When did we get a dog?
-me, getting into the wrong gray minivan at Target
I love in films like 300 where the main guy will say something like “get some sleep, for tomorrow we battle to death”, and everyone just goes into deep sleep, in some wet grass, fully clothed. I can’t get to sleep in a warm bed if I have a 10am conference call about content.

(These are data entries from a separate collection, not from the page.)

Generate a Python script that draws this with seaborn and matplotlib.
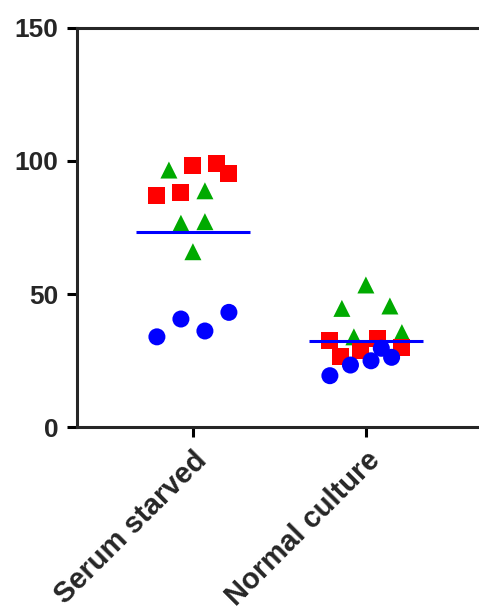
import matplotlib
matplotlib.use("Agg")
import matplotlib.pyplot as plt
import numpy as np
import pandas as pd
import seaborn as sns

groups = ['Serum starved', 'Normal culture']
series = ['Exp 1', 'Exp 2', 'Exp 3']

# values, per group and per series
serum_exp1 = [40.6, 33.9, 36.1, 43.1]
serum_exp2 = [95.4, 99.1, 98.2, 88.1, 87.2]
serum_exp3 = [96.6, 88.8, 76.6, 77.2, 65.9]
normal_exp1 = [29.6, 24.9, 19.3, 23.3, 26.2]
normal_exp2 = [32.7, 26.4, 28.9, 30.0, 33.3]
normal_exp3 = [53.4, 44.6, 45.5, 33.9, 35.5]

colors = {'Exp 1': '#0000FF', 'Exp 2': '#FF0000', 'Exp 3': '#00AA00'}
markers = {'Exp 1': 'o', 'Exp 2': 's', 'Exp 3': '^'}

rows = []
for s, vals in [('Exp 1', serum_exp1), ('Exp 2', serum_exp2), ('Exp 3', serum_exp3)]:
    rows += [(groups[0], s, v) for v in vals]
for s, vals in [('Exp 1', normal_exp1), ('Exp 2', normal_exp2), ('Exp 3', normal_exp3)]:
    rows += [(groups[1], s, v) for v in vals]
df = pd.DataFrame(rows, columns=['group', 'series', 'value'])

sns.set_style("ticks")
plt.rcParams['font.family'] = ['Liberation Sans', 'DejaVu Sans']
plt.rcParams['font.weight'] = 'bold'

fig = plt.figure(figsize=(4.79, 6.11), dpi=100)
pos = [0.1608, 0.3011, 0.845, 0.6531]
xlim = (-0.67, 1.67)
ax = fig.add_axes(pos)

# column scatter: points close in value share a row and get spread sideways
px = (xlim[1] - xlim[0]) / (pos[2] * fig.get_figwidth() * fig.dpi)  # data units per pixel
row_span, row_gap = 12.0, 8.0
df['x'] = 0.0
for i, g in enumerate(groups):
    sub = df[df['group'] == g].sort_values('value')
    chunks, row, start, prev = [], [], None, None
    for k, v in sub['value'].items():
        if start is None or v - start > row_span or v - prev > row_gap:
            if row:
                chunks.append(row)
            row, start = [], v
        row.append(k)
        prev = v
    chunks.append(row)
    for row in chunks:
        n = len(row)
        step = min(24, 72 / max(n - 1, 1)) * px
        slots = (np.arange(n) - (n - 1) / 2) * step
        # every other slot first so neighbouring values don't pile up
        slots = list(slots[::2]) + list(slots[1::2])
        for k, o in zip(row, slots):
            df.at[k, 'x'] = i + o

# triangles under squares, circles on top
draw_order = {'Exp 3': 0, 'Exp 2': 1, 'Exp 1': 2}
df = df.sort_values('series', key=lambda c: c.map(draw_order), kind='stable')

sns.scatterplot(data=df, x='x', y='value', hue='series', style='series',
                palette=colors, markers=markers, s=150, linewidth=0,
                legend=False, ax=ax, zorder=3)

means = df.groupby('group')['value'].mean().reindex(groups)
idx = np.arange(len(groups))
ax.hlines(means.values, idx - 0.33, idx + 0.33, color='#0000FF', lw=2.2, zorder=4)

ax.set_ylim(0, 150)
ax.set_xlim(*xlim)
ax.set_yticks([0, 50, 100, 150])
ax.set_xticks(idx)
ax.set_xticklabels(groups, rotation=45, ha='right', rotation_mode='anchor')
ax.set_xlabel('')
ax.set_ylabel('')
ax.spines['right'].set_visible(False)
for sp in ['left', 'top', 'bottom']:
    ax.spines[sp].set_linewidth(2.2)
ax.tick_params(axis='both', direction='out', length=7, width=2.2, pad=6.5, color='black')
ax.tick_params(axis='y', labelsize=19)
ax.tick_params(axis='x', labelsize=21)
for lab in ax.get_xticklabels() + ax.get_yticklabels():
    lab.set_fontweight('bold')

fig.savefig('out.png', dpi=100)
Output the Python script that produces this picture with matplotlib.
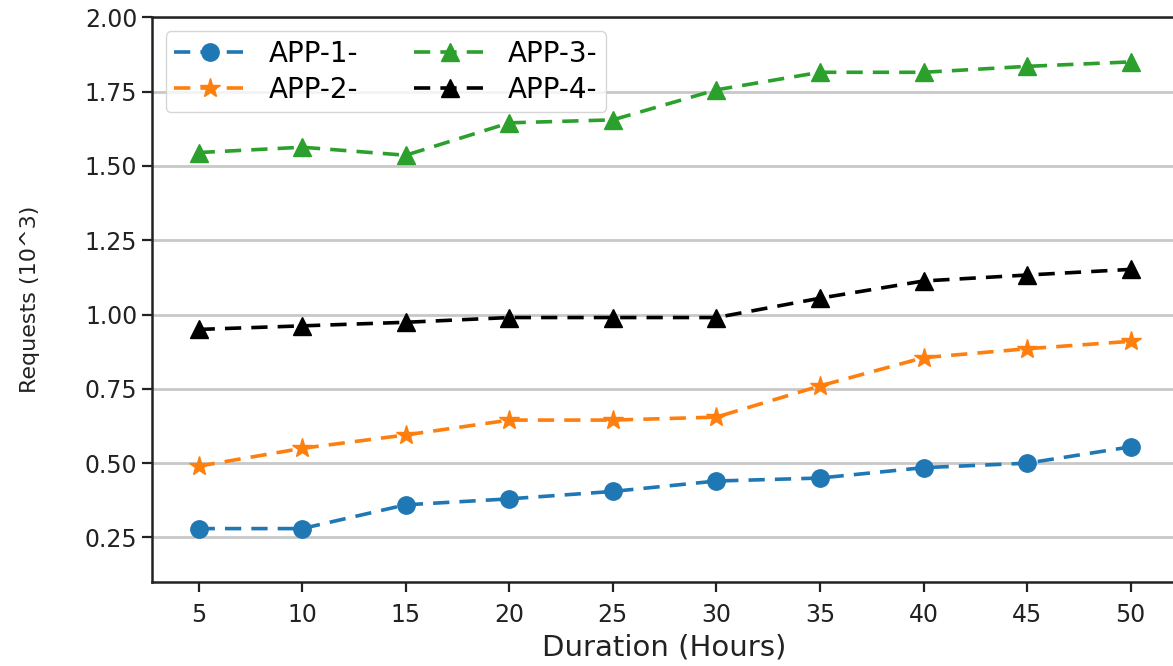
import matplotlib
matplotlib.use("Agg")
import matplotlib.pyplot as plt

hours = [5, 10, 15, 20, 25, 30, 35, 40, 45, 50]
app1 = [0.28, 0.28, 0.36, 0.38, 0.405, 0.44, 0.45, 0.485, 0.50, 0.555]
app2 = [0.49, 0.55, 0.595, 0.645, 0.645, 0.655, 0.76, 0.855, 0.885, 0.91]
app3 = [1.545, 1.563, 1.536, 1.645, 1.655, 1.756, 1.815, 1.815, 1.835, 1.85]
app4 = [0.95, 0.962, 0.974, 0.99, 0.99, 0.99, 1.055, 1.113, 1.133, 1.152]
labels = ["APP-1-", "APP-2-", "APP-3-", "APP-4-"]
colors = ["#1f77b4", "#ff7f0e", "#2ca02c", "black"]
markers = ["o", "*", "^", "^"]

fig = plt.figure(figsize=(11.73, 6.66), dpi=100)
ax = fig.add_axes([0.1296, 0.126, 0.874, 0.848])

for ys, lab, c, m in zip([app1, app2, app3, app4], labels, colors, markers):
    ms = 15 if m == "*" else 12.5
    ax.plot(hours, ys, linestyle="--", marker=m, color=c, label=lab,
            linewidth=2.6, markersize=ms, dashes=(4.5, 2.8))

ax.set_ylim(0.1, 2.0)
ax.set_xlim(2.75, 52.25)
ax.set_xticks(hours)
ax.set_yticks([0.25, 0.5, 0.75, 1.0, 1.25, 1.5, 1.75, 2.0])
ax.yaxis.grid(True, color="#c8c8c8", linewidth=2)
ax.set_axisbelow(True)
ax.tick_params(labelsize=17, width=1.6, length=7, colors="#222222")
ax.tick_params(axis="x", pad=8)
for s in ax.spines.values():
    s.set_linewidth(1.8)
    s.set_color("#222222")
ax.set_xlabel("Duration (Hours)", fontsize=21, color="#222222", labelpad=5)
ax.set_ylabel("Requests (10^3)", fontsize=16, color="#222222", labelpad=32)
ax.legend(loc="upper left", ncol=2, fontsize=20, framealpha=0.8,
          handlelength=2.6, columnspacing=2.0, borderaxespad=0.5,
          labelspacing=0.3, borderpad=0.3)

fig.savefig("out.png", dpi=100)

Passwords are by far the best way to keep me from accessing any of my stuff
What I say:
Get dressed
Brush teeth
Get in the carWhat my kids hear:
Have a snack
Shriek like monkeys
Open 3 umbrellas indoors
Go poop
same vibe as tangled headphones
Drying the waistband of my jeans with a hairdryer as God intended.
[feather on the ground]
4-year-old: It’s a pterodactyl feather!
Me: Pterodactyls don’t have feathers.
4: I know. They fell off.
When I want my husband to cut the grass I give him a mowtivational speech.
“Grammies” is a shortening of “gramophones.” Now that most people listen to music on their smartphones, the awards should probably be called (and I love this) “Phonies.”
Jesus: “BRAINS!”
*everyone looks scared*
Jesus: “Just kidding! I’m fine, I’m fine.”
Had this weird dream last night that I was Superman, but I was only able to fly really low to the ground because I’m chubby.
‘Let’s just agree to disagree.’
-Me, saying grace at the dinner table.
A woman just asked me to “unpark her car” and now I’m searching urban dictionary to see what I really just agreed to do
WARNING: Local youths in the park are claiming to be tax inspectors & are issuing fines for €70 in “gullibility tax”. DO NOT PAY. Turns out there’s no such tax. When you go back to confront them, they say they can’t do refunds without a tax receipt. THEY NEVER GAVE ME A RECEIPT
I can do this parenting thing with 2 hands tied behind my back!
because they’re holding me hostage
“We’re a completely paperless office.”
Wow, that’s really cool.
[Later, staring at iPad dispenser in bathroom]
Well this sucks.
if you have a weird name and appear in movie’s closing credits, i will find you and i will say you
In ocean’s eleven one guy’s job was to give a suitcase to somebody and he got the same amount of money as the guy who had to do acrobatics inside a vault
doctor: how’s the weight loss plan going?
me: i’m doing my best
doctor: are….you drinking a glass of ranch?
me: best doesn’t mean good
Hear me out. If Batman is canonically about 32 then he was born in 1986. And if his parents were killed leaving a movie theater when he was ten years old, then there is a very real possibility
that they were seeing Space Jam.
I try to use proper grammar and punctuation in all of my tweets, until I’m about to go over the 140 character limit…& den u no how it b.
If you go to an animal shelter and ask for a cat, they get really upset if you play them like a guitar and scream ROCK YOU LIKE A FURRICANE.
[baby pushes food away as I try feeding it]
Fine. Die.
Diet day 1
I have removed all the bad food from the house.
It was delicious.
You rolling your eyes doesn’t mean I’m going to stop talking
Starting a conga line is a great conversation ender.
Somewhere Keanu Reeves is sad because he keeps following people on social media and getting blocked because nobody believes it’s him.